In all of Jerusalem, not a single brick lay atop another brick. The Temple Mount was cracked down its center and springs bubbled forth from the cleft. A stream now flowed from the Mount all the way down to the Dead Sea.
Further west, two doves had found pyramid-shaped mounds near the place where Cairo used to be. Perhaps because they had not been directly under an epicenter, together with their combination of resilient geometry and immense bulk, the Pyramids had withstood the planetary shocks. Just barely.
On the entire surface of the Earth, they appeared to be the only evidence that mankind had ever existed.

"Can you imagine this place in its time? Hordes of bugs travelling about the Kingdom; stag bells ringing; the station bustling with activity and life. Now only our like even know it exists. That's a special thing I suppose, to cherish these sights, even in their decay. Is it that, just faintly, you can still hear the echo of the bells?"
Quirrel, Hollow Knight

"They were on the enormous, metal-plated dock of what must have surely been the most impressive structure the First House had ever built. It might have been the most impressive structure anyone had ever built. Gideon didn't have a lot to go on. Rearing up before them was a palace, a fortress, of white and shining stone. It spread out on the surface of the water like an island. You couldn't see over it and you could harly see around it. It lapped back in terraces of what must have once been fabulous gardens. It rose up in gracious towers that hurt the eye with their slenderness and precision. It was a monument to wealth and beauty.

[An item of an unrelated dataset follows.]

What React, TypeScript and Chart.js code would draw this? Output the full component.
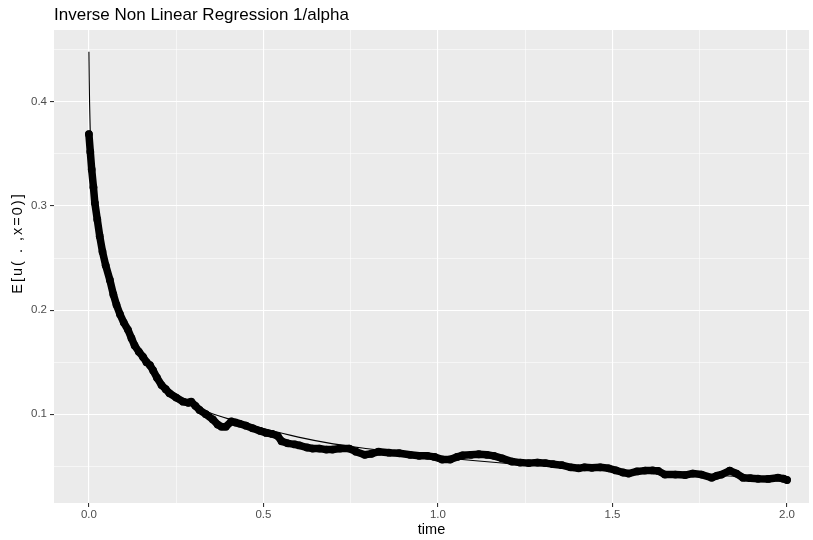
import React, { useEffect, useRef } from "react";
import { Chart, registerables } from "chart.js";

Chart.register(...registerables);

// ---- data ----
const obsTime = [
  0.000, 0.004, 0.008, 0.013, 0.017, 0.024, 0.031, 0.039, 0.048, 0.060,
  0.070, 0.079, 0.089, 0.100, 0.112, 0.122, 0.131, 0.143, 0.155, 0.165,
  0.175, 0.184, 0.195, 0.208, 0.220, 0.231, 0.250, 0.270, 0.285, 0.293,
  0.305, 0.317, 0.335, 0.355, 0.369, 0.380, 0.392, 0.408, 0.420, 0.431,
  0.450, 0.469, 0.490, 0.508, 0.525, 0.541, 0.552, 0.570, 0.590, 0.603,
  0.625, 0.641, 0.660, 0.680, 0.698, 0.720, 0.746, 0.765, 0.790, 0.810,
  0.830, 0.860, 0.889, 0.920, 0.946, 0.970, 0.990, 1.012, 1.035, 1.055,
  1.070, 1.095, 1.117, 1.140, 1.160, 1.184, 1.212, 1.235, 1.260, 1.285,
  1.308, 1.330, 1.355, 1.380, 1.403, 1.420, 1.441, 1.465, 1.489, 1.510,
  1.530, 1.546, 1.570, 1.593, 1.615, 1.631, 1.650, 1.680, 1.708, 1.730,
  1.755, 1.784, 1.800, 1.812, 1.836, 1.855, 1.874, 1.895, 1.917, 1.946,
  1.974, 1.990, 2.000,
];
const obsValue = [
  0.369, 0.352, 0.335, 0.318, 0.303, 0.287, 0.271, 0.256, 0.243, 0.229,
  0.215, 0.205, 0.196, 0.188, 0.181, 0.173, 0.166, 0.160, 0.155, 0.150,
  0.147, 0.142, 0.135, 0.128, 0.124, 0.120, 0.116, 0.112, 0.111, 0.112,
  0.108, 0.104, 0.100, 0.095, 0.090, 0.088, 0.088, 0.093, 0.092, 0.091,
  0.089, 0.0865, 0.084, 0.082, 0.081, 0.079, 0.074, 0.072, 0.071, 0.070,
  0.068, 0.067, 0.067, 0.066, 0.066, 0.067, 0.067, 0.064, 0.061, 0.062,
  0.064, 0.063, 0.0625, 0.061, 0.060, 0.060, 0.059, 0.0565, 0.0565, 0.059,
  0.0605, 0.061, 0.0615, 0.061, 0.060, 0.0575, 0.0545, 0.0535, 0.053, 0.0535,
  0.053, 0.052, 0.051, 0.049, 0.048, 0.049, 0.0485, 0.049, 0.048, 0.046,
  0.044, 0.043, 0.045, 0.0458, 0.046, 0.0455, 0.042, 0.042, 0.0415, 0.043,
  0.042, 0.039, 0.041, 0.042, 0.0458, 0.043, 0.039, 0.0385, 0.038, 0.0378,
  0.039, 0.038, 0.0368,
];

const fitTime = [
  0, 0.001, 0.002, 0.004, 0.007, 0.012, 0.02, 0.03, 0.045, 0.06, 0.08, 0.1,
  0.13, 0.16, 0.2, 0.25, 0.3, 0.35, 0.4, 0.5, 0.6, 0.7, 0.8, 0.9, 1.0, 1.1,
  1.2, 1.3, 1.4, 1.5, 1.6, 1.7, 1.8, 1.9, 2.0,
];
const fitValue = [
  0.448, 0.42, 0.398, 0.37, 0.345, 0.318, 0.296, 0.277, 0.255, 0.232, 0.208,
  0.19, 0.168, 0.151, 0.134, 0.119, 0.108, 0.101, 0.0955, 0.0862, 0.078,
  0.0715, 0.0668, 0.0627, 0.0588, 0.0555, 0.0527, 0.0502, 0.048, 0.046,
  0.0442, 0.0426, 0.0411, 0.0397, 0.0385,
];

const xMajorTicks = [0, 0.5, 1, 1.5, 2];
const xMajorLabels = ["0.0", "0.5", "1.0", "1.5", "2.0"];
const xMinorTicks = [0.25, 0.75, 1.25, 1.75];
const yMajorTicks = [0.1, 0.2, 0.3, 0.4];
const yMajorLabels = ["0.1", "0.2", "0.3", "0.4"];
const yMinorTicks = [0.05, 0.15, 0.25, 0.35, 0.45];

const chartTitle = "Inverse Non Linear Regression 1/alpha";
const xAxisTitle = "time";
const yAxisTitle = "E[u( . ,x=0)]";

const FONT = '"Liberation Sans", Arial, Helvetica, sans-serif';

function majorIndex(list: number[], v: number): number {
  for (let i = 0; i < list.length; i++) {
    if (Math.abs(list[i] - v) < 1e-9) return i;
  }
  return -1;
}

const panelPlugin = {
  id: "panelBg",
  beforeDraw(chart: any) {
    const { ctx, chartArea } = chart;
    ctx.save();
    ctx.fillStyle = "#FFFFFF";
    ctx.fillRect(0, 0, chart.width, chart.height);
    ctx.fillStyle = "#EBEBEB";
    ctx.fillRect(
      chartArea.left,
      chartArea.top,
      chartArea.right - chartArea.left,
      chartArea.bottom - chartArea.top
    );
    ctx.restore();
  },
  afterDraw(chart: any) {
    const { ctx } = chart;
    ctx.save();
    ctx.fillStyle = "#000000";
    ctx.font = `17px ${FONT}`;
    ctx.textAlign = "left";
    ctx.textBaseline = "alphabetic";
    ctx.fillText(chartTitle, 54, 19.5);
    ctx.restore();

    // y axis title
    ctx.save();
    ctx.fillStyle = "#000000";
    ctx.font = `14.5px ${FONT}`;
    try {
      (ctx as any).letterSpacing = "2px";
    } catch (e) {}
    ctx.translate(18, 243);
    ctx.rotate(-Math.PI / 2);
    ctx.textAlign = "center";
    ctx.textBaseline = "middle";
    ctx.fillText(yAxisTitle, 0, 0);
    ctx.restore();
  },
};

export default function App() {
  const ref = useRef<HTMLCanvasElement | null>(null);

  useEffect(() => {
    if (!ref.current) return;
    const obsData = obsTime.map((t, i) => ({ x: t, y: obsValue[i] }));
    const fitData = fitTime.map((t, i) => ({ x: t, y: fitValue[i] }));

    const chart = new Chart(ref.current, {
      type: "line",
      data: {
        datasets: [
          {
            label: "fit",
            data: fitData,
            borderColor: "#000000",
            borderWidth: 1.1,
            pointRadius: 0,
            fill: false,
            cubicInterpolationMode: "monotone",
            order: 0,
          },
          {
            label: "observed",
            data: obsData,
            borderColor: "#000000",
            backgroundColor: "#000000",
            borderWidth: 7.5,
            borderJoinStyle: "round",
            borderCapStyle: "round",
            pointRadius: 3.9,
            pointBorderWidth: 0,
            pointBackgroundColor: "#000000",
            fill: false,
            tension: 0,
            order: 1,
          },
        ],
      },
      options: {
        responsive: false,
        animation: false,
        parsing: false,
        normalized: true,
        events: [],
        layout: { padding: { top: 30, right: 2, left: 0, bottom: 0 } },
        plugins: {
          legend: { display: false },
          title: { display: false },
          tooltip: { enabled: false },
        },
        scales: {
          x: {
            type: "linear",
            min: -0.1,
            max: 2.063,
            afterBuildTicks: (s: any) => {
              s.ticks = [...xMajorTicks, ...xMinorTicks]
                .sort((a, b) => a - b)
                .map((v) => ({ value: v }));
            },
            afterFit: (s: any) => {
              s.height = 37;
            },
            border: { display: false },
            grid: {
              color: "#FFFFFF",
              lineWidth: (c: any) =>
                majorIndex(xMajorTicks, c.tick ? c.tick.value : NaN) >= 0 ? 1.1 : 0.55,
              tickColor: (c: any) =>
                majorIndex(xMajorTicks, c.tick ? c.tick.value : NaN) >= 0
                  ? "#333333"
                  : "rgba(0,0,0,0)",
              tickWidth: 1.1,
              tickLength: 4,
              drawTicks: true,
            },
            ticks: {
              autoSkip: false,
              maxRotation: 0,
              minRotation: 0,
              padding: 1,
              color: "#4D4D4D",
              font: { family: FONT, size: 11.5 },
              callback: (v: any) => {
                const i = majorIndex(xMajorTicks, Number(v));
                return i >= 0 ? xMajorLabels[i] : "";
              },
            },
            title: {
              display: true,
              text: xAxisTitle,
              color: "#000000",
              font: { family: FONT, size: 14.5 },
              padding: { top: 0, bottom: 1.3 },
            },
          },
          y: {
            type: "linear",
            min: 0.0147,
            max: 0.469,
            afterBuildTicks: (s: any) => {
              s.ticks = [...yMajorTicks, ...yMinorTicks]
                .sort((a, b) => a - b)
                .map((v) => ({ value: v }));
            },
            afterFit: (s: any) => {
              s.width = 54;
            },
            border: { display: false },
            grid: {
              color: "#FFFFFF",
              lineWidth: (c: any) =>
                majorIndex(yMajorTicks, c.tick ? c.tick.value : NaN) >= 0 ? 1.1 : 0.55,
              tickColor: (c: any) =>
                majorIndex(yMajorTicks, c.tick ? c.tick.value : NaN) >= 0
                  ? "#333333"
                  : "rgba(0,0,0,0)",
              tickWidth: 1.1,
              tickLength: 4,
              drawTicks: true,
            },
            ticks: {
              autoSkip: false,
              padding: 3,
              color: "#4D4D4D",
              font: { family: FONT, size: 11.5 },
              callback: (v: any) => {
                const i = majorIndex(yMajorTicks, Number(v));
                return i >= 0 ? yMajorLabels[i] : "";
              },
            },
            title: { display: false },
          },
        },
      },
      plugins: [panelPlugin],
    });

    return () => {
      chart.destroy();
    };
  }, []);

  return (
    <div style={{ position: "fixed", left: 0, top: 0, width: 813, height: 540, background: "#FFFFFF" }}>
      <canvas ref={ref} width={813} height={540} style={{ display: "block", width: 813, height: 540 }} />
    </div>
  );
}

Back in its day, at least, it would have been a monument to wealth and beauty. In the present it was a castle that had been killed. Many of its white and shining towers had crumbled and fallen down in miserable chunks. Jungling overgrowth rose from the sea and wraped around the base of the building, both green slimes and thick vines. The gardens were great, filmy canopies of dead trees and plants. They had overtaken the windows, the balconies, the balustrades, and clung there and died; they covered much of the frontage in a secretive mist of expired matter. Gold veins shone dully in the dirty white walls. The docking bay must have also been elegant in its era, a huge landing swath that could have held a hundred ships at a time; now ninety-two of the cradles were desolate and filthy. The metal was caked with salt from the water, salt that now assaulted Gideon's nose: a thick, briny scent, overpowering and wild. The whole place had the look of a picked-at body. But hot damn! What a beautiful corpse."